To appreciate something I have to acknowledge it and recognize it as having value. That takes some effort. So part of feeling thankfulness is acknowledging and recognizing the good things in my life. Some of the things I acknowledge as good in my life are the members of my family: my husband, my son and my daughter. Other people are good things in my life, too, like my sister and brothers. Also, I have many friends I am able to appreciate for their unique contributions to my life and for just being themselves.
There are intangible things I appreciate in my life, too. Many of these things I take for granted until they are not there. My relative good health is one of these things. Sure, I have my chronic illnesses like diabetes, but we live in a time when there are many means for controlling it and managing it. I manage it quite well with the help of my doctors. Things could be a lot worse.
Another intangible in my life I appreciate is God’s love for me. Maybe this is the most important thing I can be thankful for in my life. Where all else may fail, God’s love is steadfast and ever-present. When I recognize God’s love for me, I truly feel thankfulness. Along these same lines I can appreciate God’s forgiveness for my sins. Even the little things in my life that I do without thinking sometimes require forgiveness. And I have that from God. For that I am truly thankful.

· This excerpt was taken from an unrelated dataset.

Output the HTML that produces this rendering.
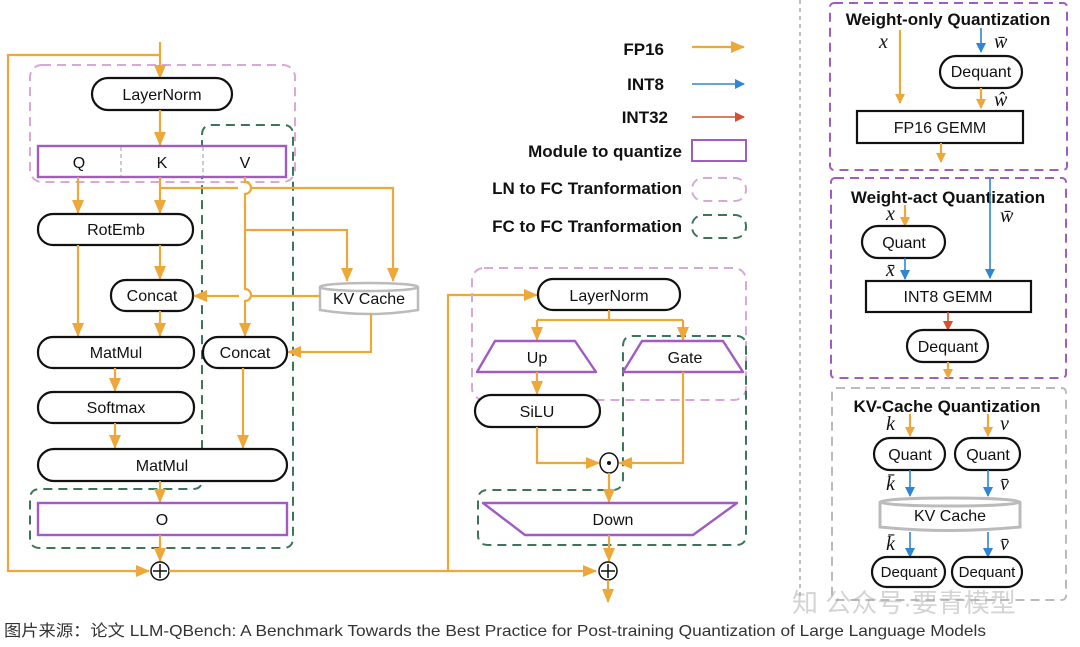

By appreciating, acknowledging, and recognizing all the good in my life I cannot deny the feeling of thankfulness that flows. The feeling of thankfulness comes out of thinking about the good things in my life. The feeling of thankfulness comes from having an attitude of gratitude. Thankfulness is an emotion I can choose to develop. And I can feel this positive emotion any time I choose to focus on the things for which I am grateful.